Obra del demonio puede verse hasta el 16 de octubre. De jueves a domingo, en el Teatro Nacional Cervantes, a las 20.
> Pina Bausch (1940-2009)
Destino e inconsciente
Nació en 1940 en Solingen, una ciudad chica del cordón industrial de una Alemania tomada por el contexto de la Segunda Guerra Mundial. Después de sus primeras experiencias en el Ballet infantil de su ciudad natal, Philippine “Pina” Bausch empezó su formación de danza en el Instituto de Artes de Folkwang, bajo la supervisión de Kurt Jooss. Por esos años, Jooss era uno de los representantes más destacados de la modernización de la danza contemporánea alemana, que había empezado a recorrer un camino de emancipación respecto del ballet clásico. Una de las marcas de la formación en Folkwang era el vínculo estrecho con otras artes: el contacto con la ópera, la música, el teatro, la pintura, la fotografía y el diseño, entre otras disciplinas, formaban parte de la educación estética y sentimental de los alumnos. Esa marca de origen acompañaría a Pina durante toda su vida. “Hasta hoy no concibo una danza divorciada del resto de las expresiones artísticas”, dijo y escribió más de una vez. Como prueba fehaciente de que se tomaba en serio esa declaración de principios estaban sus obras, donde todos los lenguajes estaban puestos al servicio de narrar el destino y el inconsciente de sus intérpretes.
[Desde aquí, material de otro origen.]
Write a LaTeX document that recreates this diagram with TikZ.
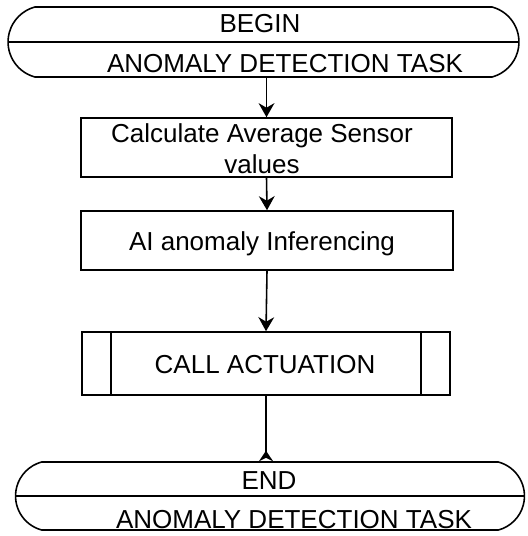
\documentclass[tikz,border=0pt]{standalone}
\usepackage{fontspec}
\setmainfont{Liberation Sans}
\usepackage{tikz}
\usetikzlibrary{
		arrows.meta,
		shapes.misc
	}
\tikzset{%
		every text node part/.style = {
			align = center
		},
		label/.style = {
			inner sep = 0pt,
			font = \fontsize{14.8}{17.5}\selectfont
		},
		terminal/.style = {
			draw,
			rounded rectangle,
			rounded rectangle arc length = 150,
			inner sep = 0pt,
			line width = 0.9pt,
			path picture = {%
				\draw [line width = 0.9pt]
					(path picture bounding box.west) --
					(path picture bounding box.east);
			}
		},
		block/.style = {
			draw,
			rectangle,
			inner sep = 0pt,
			line width = 0.9pt
		},
		subroutine/.style = {
			block,
			path picture = {%
				\draw [line width = 0.9pt]
					([xshift=0.58cm]path picture bounding box.north west) --
					([xshift=0.58cm]path picture bounding box.south west)
					([xshift=-0.58cm]path picture bounding box.north east) --
					([xshift=-0.58cm]path picture bounding box.south east);
			}
		},
		flow/.style = {
			line width = 0.9pt,
			-{Stealth[length=8pt, width=9pt]}
		}
	}

\begin{document}
\begin{tikzpicture}[x=0.02cm, y=-0.02cm]
		\useasboundingbox (0, 0) rectangle (527, 536);

		\node [terminal, minimum width=10.22cm, minimum height=1.4cm] (begin) at (263.5, 42) {};
		\node [label] (begintitle) at (260, 24) {BEGIN};
		\node [label] (begintask) at (285, 64) {ANOMALY DETECTION TASK};

		\node [block, minimum width=7.42cm, minimum height=1.18cm] (average) at (266.5, 147.5) {};
		\node [label] (averagetext) at (262, 149) {Calculate Average Sensor\\values};

		\node [block, minimum width=7.44cm, minimum height=1.18cm] (inference) at (267, 240.5) {};
		\node [label] (inferencetext) at (262, 244) {AI anomaly Inferencing};

		\node [subroutine, minimum width=7.36cm, minimum height=1.26cm] (actuation) at (266, 363.5) {};
		\node [label] (actuationtext) at (265, 365) {CALL ACTUATION};

		\node [terminal, minimum width=10.18cm, minimum height=1.36cm] (end) at (270, 496) {};
		\node [label] (endtitle) at (269, 481) {END};
		\node [label] (endtask) at (294, 520) {ANOMALY DETECTION TASK};

		\draw [flow] (begin.south -| average.north) -- (average.north);
		\draw [flow] (average.south) -- (inference.north);
		\draw [flow] (inference.south) -- (actuation.north);
		\draw [line width = 0.9pt, -{Stealth[reversed, length=6pt, width=8pt]}]
			(actuation.south) -- (actuation.south |- end.north);
	\end{tikzpicture}
\end{document}
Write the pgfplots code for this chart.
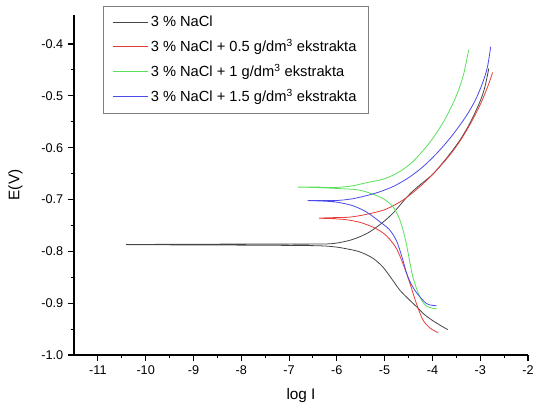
\documentclass[border=0pt]{standalone}
\usepackage{pgfplots}
\pgfplotsset{compat=1.18}
\usepackage{fontspec}
\setmainfont{Liberation Sans}

\definecolor{cnacl}{RGB}{70,70,70}
\definecolor{cred}{RGB}{230,60,60}
\definecolor{cgreen}{RGB}{90,225,90}
\definecolor{cblue}{RGB}{75,75,235}

\begin{document}
\begin{tikzpicture}
\useasboundingbox (-55.5pt,-39pt) rectangle (345.75pt,266.25pt);
\begin{axis}[
at={(0,0)}, anchor=south west,
scale only axis,
width=340.5pt, height=255pt,
xmin=-11.5, xmax=-2,
ymin=-1.0, ymax=-0.344,
axis x line*=bottom,
axis y line*=left,
axis line style={line width=0.8pt},
tick align=outside,
major tick length=4.5pt,
minor tick length=2.5pt,
every tick/.style={black, line width=0.8pt},
xtick={-11,-10,-9,-8,-7,-6,-5,-4,-3,-2},
ytick={-1,-0.9,-0.8,-0.7,-0.6,-0.5,-0.4},
minor x tick num=1,
minor y tick num=1,
/pgf/number format/assume math mode=true,
yticklabel style={/pgf/number format/fixed, /pgf/number format/fixed zerofill, /pgf/number format/precision=1},
tick label style={font=\fontsize{9.5}{11}\selectfont},
xlabel={log I},
ylabel={E(V)},
label style={font=\fontsize{11.5}{13}\selectfont},
xlabel style={at={(axis description cs:0.5,-0.12)}, anchor=center},
ylabel style={at={(axis description cs:-0.129,0.5)}, anchor=center},
legend style={at={(axis description cs:0.064,1.026)}, anchor=north west,
  draw=gray, font=\fontsize{11}{13}\selectfont,
  inner xsep=7pt, inner ysep=5pt, row sep=4pt},
legend cell align=left,
legend image code/.code={\draw[#1] plot coordinates {(0pt,0pt) (26pt,0pt)};},
]
% 3 % NaCl
\addplot[draw=cnacl, line width=0.6pt, smooth, tension=0.5] coordinates {
(-3.68,-0.951) (-3.85,-0.942) (-4.02,-0.932) (-4.18,-0.921) (-4.33,-0.907)
(-4.50,-0.892) (-4.68,-0.875) (-4.86,-0.852) (-5.04,-0.830) (-5.25,-0.813)
(-5.52,-0.801) (-5.80,-0.795) (-6.08,-0.791) (-6.5,-0.789) (-8,-0.788)
(-10.41,-0.787)
(-8,-0.786) (-6.5,-0.786) (-6.08,-0.785) (-5.70,-0.778) (-5.38,-0.766)
(-5.15,-0.752) (-4.96,-0.738) (-4.80,-0.724) (-4.68,-0.711) (-4.47,-0.689)
(-4.25,-0.671) (-4.00,-0.652) (-3.80,-0.631) (-3.60,-0.608) (-3.40,-0.582)
(-3.20,-0.550) (-3.00,-0.510) (-2.90,-0.482) (-2.82,-0.447)
};
\addlegendentry{3 \% NaCl}
% + 0.5 g/dm3
\addplot[draw=cred, line width=0.6pt, smooth, tension=0.5] coordinates {
(-3.88,-0.957) (-4.05,-0.948) (-4.20,-0.932) (-4.33,-0.902) (-4.47,-0.862)
(-4.62,-0.823) (-4.75,-0.795) (-4.90,-0.776) (-5.04,-0.764) (-5.25,-0.753)
(-5.52,-0.744) (-5.80,-0.739) (-6.08,-0.737) (-6.37,-0.736)
(-6.08,-0.735) (-5.73,-0.734) (-5.40,-0.729) (-5.04,-0.721) (-4.80,-0.711)
(-4.60,-0.700) (-4.40,-0.686) (-4.20,-0.670) (-4.00,-0.652) (-3.80,-0.632)
(-3.60,-0.610) (-3.40,-0.584) (-3.20,-0.553) (-3.00,-0.517) (-2.85,-0.484)
(-2.74,-0.455)
};
\addlegendentry{3 \% NaCl + 0.5 g/dm\textsuperscript{3} ekstrakta}
% + 1 g/dm3
\addplot[draw=cgreen, line width=0.6pt, smooth, tension=0.5] coordinates {
(-3.91,-0.911) (-4.12,-0.906) (-4.26,-0.888) (-4.41,-0.849) (-4.54,-0.788)
(-4.62,-0.757) (-4.70,-0.735) (-4.80,-0.717) (-4.90,-0.707) (-5.10,-0.695)
(-5.52,-0.682) (-5.94,-0.679) (-6.40,-0.677) (-6.82,-0.676)
(-6.40,-0.676) (-6.08,-0.677) (-5.70,-0.674) (-5.40,-0.668) (-5.04,-0.661)
(-4.80,-0.652) (-4.60,-0.641) (-4.40,-0.626) (-4.20,-0.606) (-4.00,-0.583)
(-3.80,-0.555) (-3.64,-0.528) (-3.50,-0.500) (-3.36,-0.463) (-3.24,-0.411)
};
\addlegendentry{3 \% NaCl + 1 g/dm\textsuperscript{3} ekstrakta}
% + 1.5 g/dm3
\addplot[draw=cblue, line width=0.6pt, smooth, tension=0.5] coordinates {
(-3.91,-0.905) (-4.12,-0.901) (-4.33,-0.880) (-4.45,-0.862) (-4.54,-0.842)
(-4.64,-0.810) (-4.75,-0.780) (-4.90,-0.758) (-5.10,-0.743) (-5.30,-0.729)
(-5.46,-0.720) (-5.70,-0.711) (-6.01,-0.705) (-6.30,-0.703) (-6.61,-0.702)
(-6.30,-0.702) (-6.01,-0.702) (-5.70,-0.699) (-5.40,-0.693) (-5.10,-0.685)
(-4.80,-0.674) (-4.50,-0.658) (-4.20,-0.637) (-3.90,-0.610) (-3.60,-0.578)
(-3.30,-0.540) (-3.10,-0.508) (-2.95,-0.475) (-2.85,-0.445) (-2.78,-0.405)
};
\addlegendentry{3 \% NaCl + 1.5 g/dm\textsuperscript{3} ekstrakta}
\end{axis}
\end{tikzpicture}
\end{document}
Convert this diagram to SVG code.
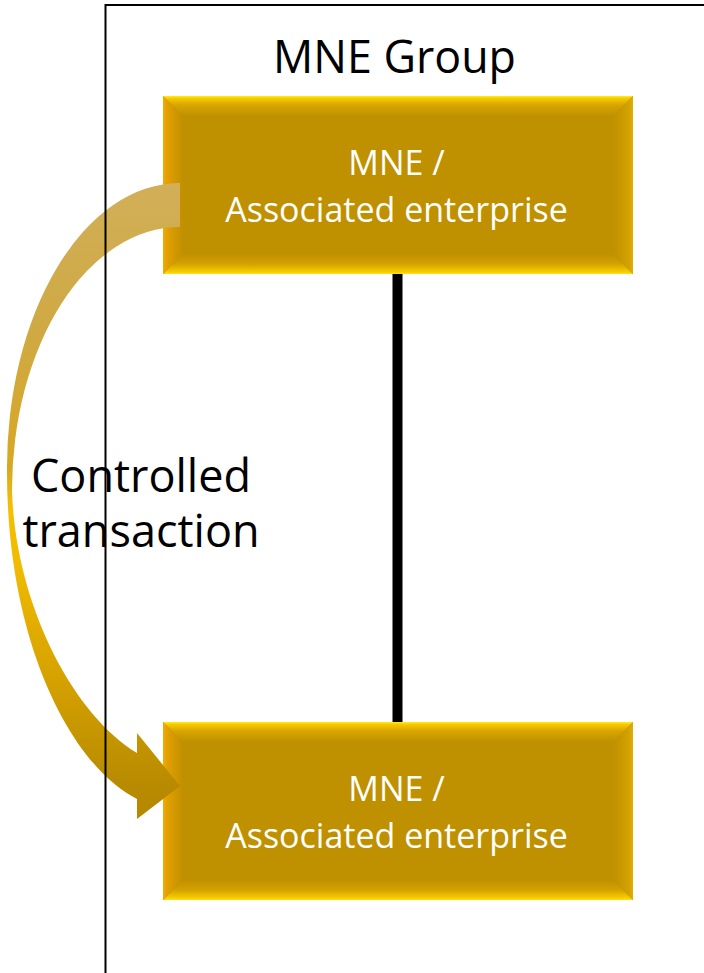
<svg xmlns="http://www.w3.org/2000/svg" width="704" height="973" viewBox="0 0 704 973">
  <defs>
    <style>
      .title { font-family: "Open Sans", "Noto Sans", "Liberation Sans", sans-serif; font-size: 46px; fill: #000; }
      .label { font-family: "Open Sans", "Noto Sans", "Liberation Sans", sans-serif; font-size: 45px; fill: #000; }
      .box-text { font-family: "Open Sans", "Noto Sans", "Liberation Sans", sans-serif; font-size: 34px; fill: #fff; text-anchor: middle; }
      .face { fill: #BF9000; }
      .frame { fill: none; stroke: #000; stroke-width: 2; }
      .link { stroke: #000; stroke-width: 10; }
    </style>
    <!-- bevel shading for the enterprise boxes -->
    <linearGradient id="bevelTop" x1="0" y1="0" x2="0" y2="1">
      <stop offset="0" stop-color="#FFEF10"/>
      <stop offset="0.12" stop-color="#F6CA00"/>
      <stop offset="0.45" stop-color="#D8A500"/>
      <stop offset="1" stop-color="#C09100"/>
    </linearGradient>
    <linearGradient id="bevelBottom" x1="0" y1="0" x2="0" y2="1">
      <stop offset="0" stop-color="#C09000"/>
      <stop offset="0.5" stop-color="#D4A200"/>
      <stop offset="0.88" stop-color="#F5CA00"/>
      <stop offset="1" stop-color="#FFE210"/>
    </linearGradient>
    <linearGradient id="bevelLeft" x1="0" y1="0" x2="1" y2="0">
      <stop offset="0" stop-color="#F2AC00"/>
      <stop offset="0.2" stop-color="#E3A000"/>
      <stop offset="1" stop-color="#C09000"/>
    </linearGradient>
    <linearGradient id="bevelRight" x1="0" y1="0" x2="1" y2="0">
      <stop offset="0" stop-color="#C09000"/>
      <stop offset="0.8" stop-color="#D3A200"/>
      <stop offset="1" stop-color="#E2B000"/>
    </linearGradient>
    <!-- shading of the curved transaction arrow -->
    <linearGradient id="arrowFill" gradientUnits="userSpaceOnUse" x1="0" y1="183" x2="0" y2="819">
      <stop offset="0" stop-color="#D2AF58"/>
      <stop offset="0.23" stop-color="#CFA944"/>
      <stop offset="0.45" stop-color="#D8A822"/>
      <stop offset="0.51" stop-color="#F4C000"/>
      <stop offset="0.6" stop-color="#F0BB00"/>
      <stop offset="0.74" stop-color="#DCA700"/>
      <stop offset="0.95" stop-color="#B78A00"/>
      <stop offset="1" stop-color="#B58800"/>
    </linearGradient>
    <g id="bevelBox">
      <rect class="face" x="0" y="0" width="470" height="178"/>
      <polygon points="0,0 470,0 450,20 20,20" fill="url(#bevelTop)"/>
      <polygon points="0,178 470,178 450,158 20,158" fill="url(#bevelBottom)"/>
      <polygon points="0,0 20,20 20,158 0,178" fill="url(#bevelLeft)"/>
      <polygon points="470,0 450,20 450,158 470,178" fill="url(#bevelRight)"/>
    </g>
  </defs>

  <rect width="704" height="973" fill="#fff"/>

  <g id="enterprise-top" transform="translate(163,96)">
    <use href="#bevelBox"/>
    <text class="box-text" x="233.5" y="78.5">MNE /</text>
    <text class="box-text" x="233.5" y="125.8">Associated enterprise</text>
  </g>

  <g id="enterprise-bottom" transform="translate(163,722)">
    <use href="#bevelBox"/>
    <text class="box-text" x="233.5" y="78.5">MNE /</text>
    <text class="box-text" x="233.5" y="125.8">Associated enterprise</text>
  </g>

  <!-- connectors -->
  <g id="connectors">
    <line class="link" x1="397.5" y1="274" x2="397.5" y2="722"/>
    <path id="controlled-transaction-arrow" fill="url(#arrowFill)"
          d="M 180,183 A 173 285 0 0 0 7,472 C 7,640 70,765 137,799 L 137,819 L 180,786 L 137,733 L 137,753 C 70,712 15,600 12,490 A 168 263 0 0 1 180,227 Z"/>
  </g>

  <!-- group boundary -->
  <g id="mne-group">
    <path class="frame" d="M 105.5,973 V 5 H 704"/>
    <text class="title" x="394.5" y="73" text-anchor="middle" textLength="243" lengthAdjust="spacingAndGlyphs">MNE Group</text>
  </g>

  <g id="transaction-label">
    <text class="label" x="141" y="491.7" text-anchor="middle">Controlled</text>
    <text class="label" x="141" y="546.7" text-anchor="middle">transaction</text>
  </g>
</svg>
A fines de los cincuenta pasó dos años en Nueva York; la ciudad que, con la renovación que había impulsado George Balanchine, se había convertido en la meca de la danza contemporánea. Pudo seguir formándose con maestros como Antony Tudor, José Limón y algunos discípulos de Marta Graham. Pero Jooss le pidió que volviera a Essen, donde se estaba por crear el Tanzstudio Folkwang, una institución autónoma del instituto en el que se habían conocido. Fue por entonces que Pina, hasta entonces únicamente preocupada por bailar, comenzó a volcarse también a la coreografía. Una década después de su regreso a Alemania se hizo cargo del ensamble de la ciudad de Wuppertal. La refundación de ese espacio comenzó por el nombre: lo bautizó “Tanztheater (danza-teatro) Wuppertal”, grabando a fuego la hibridación de danza y teatro que le interesaba explorar. Siguió por la búsqueda de un lenguaje que volverían a Pina y a Wuppertal –hasta entonces, una ciudad intrascendente en el mapa artístico– una marca registrada a nivel mundial. Hacia la década del ochenta, Pina había terminado de sistematizar su método de creación: durante los ensayos, les hacía preguntas sobre sus vidas a los bailarines, que desde el escenario respondían con el cuerpo y con todos los elementos y los gestos que tuvieran a mano. Los intérpretes de Wuppertal no solamente bailaban en el escenario: corrían, se trepaban, caminaban, gritaban, lloraban, se reían y dialogaban en escena. Pina murió el 30 de junio de 2009. Sus coreografías más emblemáticas siguen siendo representadas por los bailarines del Tanztheater y los ecos de su obra, resonando en las creaciones coreográficas de todos los rincones del mundo.